Good afternoon, Prof. Lahey.
by Chris Hannay 6/13/2012 4:02:06 PM
Hello, Chris. I am pleased to be here.
by Prof. Kathleen Lahey 6/13/2012 4:02:52 PM
Thanks for joining us. To start: Why do you think Canada was ranked as the best country for women of the G20 nations?
by Chris Hannay 6/13/2012 4:06:12 PM
Canada was rated so highly for two reasons -- sorry, this continues my initial attempt to answer! The first reason is that the poll sample was defined to exclude most of the more gender-equal countries from the poll base; this was done by excluding the EU region generally. The second reason is that this is a 'perceptions' poll that presented the results as if respondents had been reporting on facts, not perceptions and opinions. And where gender equality is concerned, the world has not yet realized that Canada has become increasingly discriminatory toward women over the last decade and more.
by Prof. Kathleen Lahey 6/13/2012 4:06:16 PM
(Learn more about the ranking here: www.theglobeandmail.com
by Chris Hannay 6/13/2012 4:07:06 PM
How has gender equality changed in Canada in the last decade?
by Chris Hannay 6/13/2012 4:07:32 PM
Canada was ranked #1 in the United Nations' gender equality ratings between 1995 and 1999. At the present time, Canada is ranked only 20th on the UN Gender Inequality Index (2011), and even lower on other indices.
by Prof. Kathleen Lahey 6/13/2012 4:08:17 PM
Why is that? What changed?
by Chris Hannay 6/13/2012 4:09:24 PM
This change in Canada's status is due to fundamental changes in core areas of social and economic policy. The tragedy for Canada is that policy makers in Canada know exactly how to move closer to true equality for women than they are now. But between declining media coverage of equality issues pertaining to women and current political attitudes, it is difficult to get governments to move forward on the corrections that are now so clearly needed.
by Prof. Kathleen Lahey 6/13/2012 4:10:31 PM
What's the biggest correction you think needs to be made?
by Chris Hannay 6/13/2012 4:12:18 PM
The decline in women's movement toward equality set in in the early 1990s during an earlier recession. Between the Harris government in Ontario and political focus in Ottawa on deficit reduction policies above all else, major cuts were made to programs like employment insurance, support for single parents, most of whom are women, and transfers to provinces. So the biggest correction that needs to be made is to restore the level of federal support for these programs as quickly as possible, to enable women to regain some of the ground lost so dramatically in recent years.

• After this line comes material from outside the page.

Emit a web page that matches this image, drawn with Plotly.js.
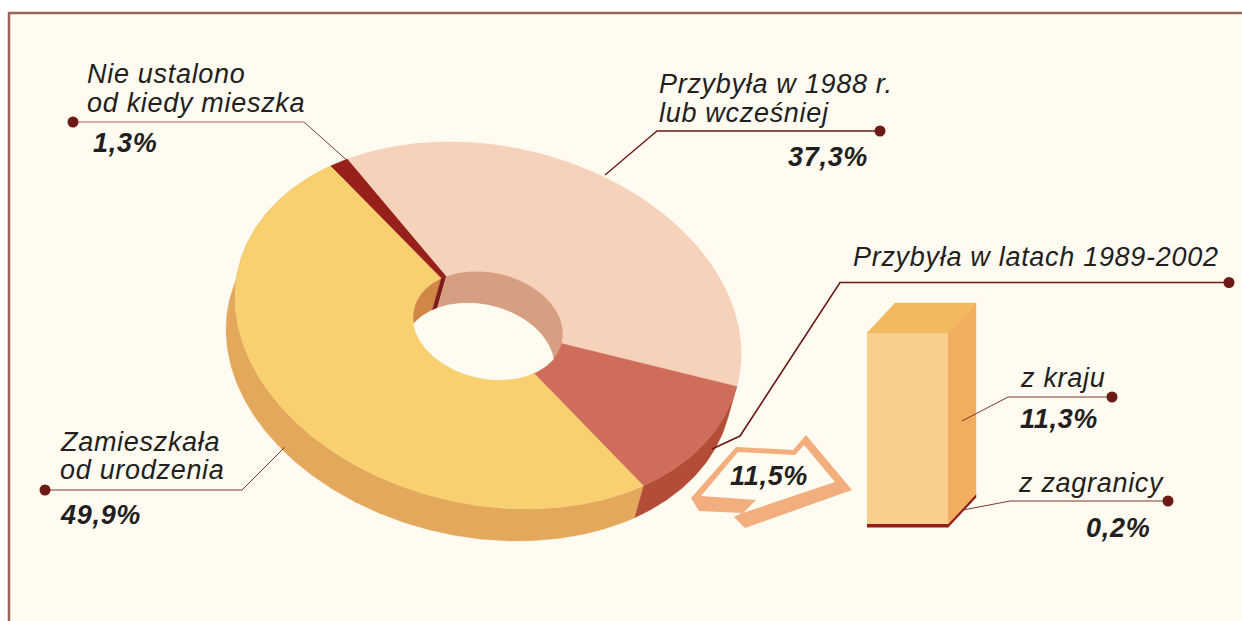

by Prof. Kathleen Lahey 6/13/2012 4:13:18 PM
A comment from Twitter:
by Chris Hannay 6/13/2012 4:13:51 PM
Current changes to employment insurance, old age security, and transfers to provinces are going to cut these core programs even further.
by Prof. Kathleen Lahey 6/13/2012 4:14:23 PM
Natalie, I agree. Women pay as much for their university educations. And they often have to borrow more, because even part time and summer jobs do not pay women at the same rates as men. The injustice to university graduates is compounded when women have to make the same loan payments as men, but out of lower incomes.
by Prof. Kathleen Lahey 6/13/2012 4:15:40 PM
Example re EI changes in the omnibus bill: Although the ‘Best 14 Weeks’ pilot project currently run by HRSDC has been found to be the one EI program that actually assists women overcome gender-specific barriers to EI, Budget 2012 proposes to expand the eligibility test to ‘best 14 to 22 weeks.’ Increasing the number of weeks some women will have to present in this ‘best weeks’ approach will inevitably deprive women who can qualify on the best 14 weeks from continuing to take advantage of this alternative qualifying test.
by Prof. Kathleen Lahey 6/13/2012 4:17:49 PM
How does the "best 14 weeks" program work?
by Chris Hannay 6/13/2012 4:19:25 PM
The best 14 weeks approach enables women with fragmented work records to select their best weeks out of the qualifying period, compensating somewhat for the fact that far more women than men have fragmented work records.